SOURCE DATA ::
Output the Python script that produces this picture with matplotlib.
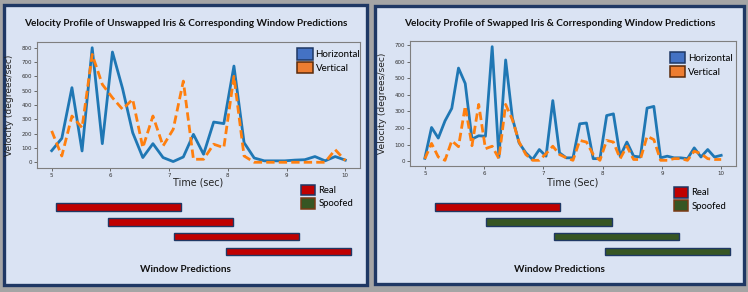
import matplotlib
matplotlib.use("Agg")
import matplotlib.pyplot as plt
from matplotlib.patches import Rectangle, Patch
import numpy as np

# ---- data ----
# unswapped iris: 30 samples between 5 and 10 s
t_unswapped = np.linspace(5, 10, 30)
horiz_unswapped = [81, 167, 521, 79, 800, 130, 770, 515, 207, 33,
                   130, 33, 5, 37, 195, 56, 281, 270, 672, 137,
                   30, 10, 10, 10, 15, 18, 40, 10, 40, 15]
vert_unswapped = [219, 44, 323, 242, 753, 544, 451, 370, 440, 102,
                  323, 114, 230, 567, 21, 21, 126, 102, 600, 44,
                  0, 0, 0, 0, 0, 0, 0, 0, 88, 12]

# swapped iris: 45 samples between 5 and 10 s
t_swapped = np.linspace(5, 10, 45)
horiz_swapped = [17, 203, 139, 243, 318, 561, 468, 133, 153, 150,
                 690, 24, 610, 260, 110, 50, 10, 70, 30, 365,
                 50, 20, 20, 225, 230, 15, 15, 275, 285, 30,
                 115, 30, 25, 320, 330, 20, 30, 20, 20, 15,
                 80, 25, 70, 25, 35]
vert_swapped = [14, 107, 25, 5, 123, 87, 332, 93, 342, 75,
                90, 15, 342, 250, 115, 40, 5, 5, 45, 90,
                40, 20, 5, 125, 115, 40, 5, 125, 115, 15,
                90, 10, 10, 150, 130, 5, 5, 15, 15, 5,
                60, 45, 15, 10, 10]

# window predictions (start time, length in sec, label)
win_start_unswapped = [5.08, 5.96, 7.09, 7.97]
win_len_unswapped = [2.12, 2.12, 2.12, 2.12]
win_pred_unswapped = ["Real", "Real", "Real", "Real"]

win_start_swapped = [5.17, 6.04, 7.18, 8.04]
win_len_swapped = [2.11, 2.11, 2.11, 2.11]
win_pred_swapped = ["Real", "Spoofed", "Spoofed", "Spoofed"]

titles = ["Velocity Profile of Unswapped Iris & Corresponding Window Predictions",
          "Velocity Profile of Swapped Iris & Corresponding Window Predictions"]
xlabels = ["Time (sec)", "Time (Sec)"]

# ---- style ----
W, H = 748, 292
BG = "#a5a5a5"
PANEL = "#dae3f3"
NAVY = "#1f3864"
RED = "#c00000"
GREEN = "#375623"
pred_color = {"Real": RED, "Spoofed": GREEN}
TITLE_FONT = ["Lato", "DejaVu Sans"]


def box(x0, y0, x1, y1):
    # pixel box (top-left origin) -> figure fraction rect
    return [x0 / W, 1 - y1 / H, (x1 - x0) / W, (y1 - y0) / H]


fig = plt.figure(figsize=(W / 100, H / 100), dpi=100, facecolor=BG)

panels = [
    dict(rect=(4, 5, 367, 285), ax=(37, 42, 360, 168), bars=(37, 195.2, 360, 263.3),
         leg1=(297, 48.5), leg2=(300.7, 184.5), ylab=13.5,
         t=t_unswapped, h=horiz_unswapped, v=vert_unswapped,
         ws=win_start_unswapped, wl=win_len_unswapped, wp=win_pred_unswapped),
    dict(rect=(375, 6, 744, 284), ax=(410, 41, 736, 166), bars=(410, 195.2, 736, 263.3),
         leg1=(669.7, 52), leg2=(673.7, 187), ylab=387,
         t=t_swapped, h=horiz_swapped, v=vert_swapped,
         ws=win_start_swapped, wl=win_len_swapped, wp=win_pred_swapped),
]

for i, p in enumerate(panels):
    x0, y0, x1, y1 = p["rect"]
    r = box(x0, y0, x1, y1)
    fig.add_artist(Rectangle((r[0], r[1]), r[2], r[3], transform=fig.transFigure,
                             facecolor=PANEL, edgecolor=NAVY, linewidth=2.4, zorder=0))
    cx = (x0 + x1) / 2
    fig.text(cx / W, 1 - 24 / H, titles[i], ha="center", va="center",
             fontsize=7.2, fontweight="bold", family=TITLE_FONT, color="#111111")

    # velocity plot
    ax = fig.add_axes(box(*p["ax"]))
    ax.set_facecolor(PANEL)
    ax.plot(p["t"], p["h"], color="#1f77b4", lw=2.0)
    ax.plot(p["t"], p["v"], color="#ff7f0e", lw=2.0, ls=(0, (3.0, 1.5)))
    ax.set_xlim(4.75, 10.25)
    ax.margins(y=0.05)
    for s in ax.spines.values():
        s.set_color("#7f7f7f")
        s.set_linewidth(0.8)
    ax.tick_params(labelsize=4, length=2, width=0.6, color="#555555",
                   labelcolor="#333333", pad=1.5)
    ax.set_ylabel("Velocity (degrees/sec)", fontsize=6.6, color="#222222")
    ax.yaxis.set_label_coords(-(p["ax"][0] - p["ylab"]) / (p["ax"][2] - p["ax"][0]), 0.5)
    lx, ly = p["leg1"]
    ax.legend(handles=[Patch(facecolor="#4472c4", edgecolor=NAVY, lw=1.1, label="Horizontal"),
                       Patch(facecolor="#ed7d31", edgecolor="#5a2a0a", lw=1.1, label="Vertical")],
              loc="upper left", bbox_to_anchor=(lx / W, 1 - ly / H),
              bbox_transform=fig.transFigure, frameon=False, borderpad=0, borderaxespad=0,
              prop={"family": TITLE_FONT, "size": 7.0}, handlelength=1.6, handleheight=1.4,
              labelspacing=0.25, handletextpad=0.3)

    fig.text((p["ax"][0] + p["ax"][2]) / 2 / W, 1 - 182.5 / H, xlabels[i],
             ha="center", va="center", fontsize=6.9, color="#222222")

    # window predictions
    bx = fig.add_axes(box(*p["bars"]))
    bx.axis("off")
    rows = np.arange(len(p["ws"]))
    bx.barh(rows, p["wl"], left=p["ws"], height=0.5,
            color=[pred_color[k] for k in p["wp"]], edgecolor=NAVY, linewidth=1.0)
    bx.set_xlim(4.75, 10.25)
    bx.set_ylim(3.8, -0.8)
    lx, ly = p["leg2"]
    bx.legend(handles=[Patch(facecolor=RED, edgecolor=NAVY, lw=1.1, label="Real"),
                       Patch(facecolor=GREEN, edgecolor="#7a3a14", lw=1.1, label="Spoofed")],
              loc="upper left", bbox_to_anchor=(lx / W, 1 - ly / H),
              bbox_transform=fig.transFigure, frameon=False, borderpad=0, borderaxespad=0,
              prop={"family": TITLE_FONT, "size": 6.8}, handlelength=1.5, handleheight=1.35,
              labelspacing=0.3, handletextpad=0.35)
    fig.text(cx / W, 1 - 270 / H, "Window Predictions", ha="center", va="center",
             fontsize=7.2, fontweight="bold", family=TITLE_FONT, color="#111111")

fig.savefig("out.png", dpi=100, facecolor=BG)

TASK OBJECTIVE ::
Quote, please, every line of the material above from its start through the line that has "0, 0, 0, 0, 0, 0, 0, 0, 88, 12]", reproducing the words exactly and dropping any images.

ANSWER TO THE TASK ::
Output the Python script that produces this picture with matplotlib.
import matplotlib
matplotlib.use("Agg")
import matplotlib.pyplot as plt
from matplotlib.patches import Rectangle, Patch
import numpy as np

# ---- data ----
# unswapped iris: 30 samples between 5 and 10 s
t_unswapped = np.linspace(5, 10, 30)
horiz_unswapped = [81, 167, 521, 79, 800, 130, 770, 515, 207, 33,
                   130, 33, 5, 37, 195, 56, 281, 270, 672, 137,
                   30, 10, 10, 10, 15, 18, 40, 10, 40, 15]
vert_unswapped = [219, 44, 323, 242, 753, 544, 451, 370, 440, 102,
                  323, 114, 230, 567, 21, 21, 126, 102, 600, 44,
                  0, 0, 0, 0, 0, 0, 0, 0, 88, 12]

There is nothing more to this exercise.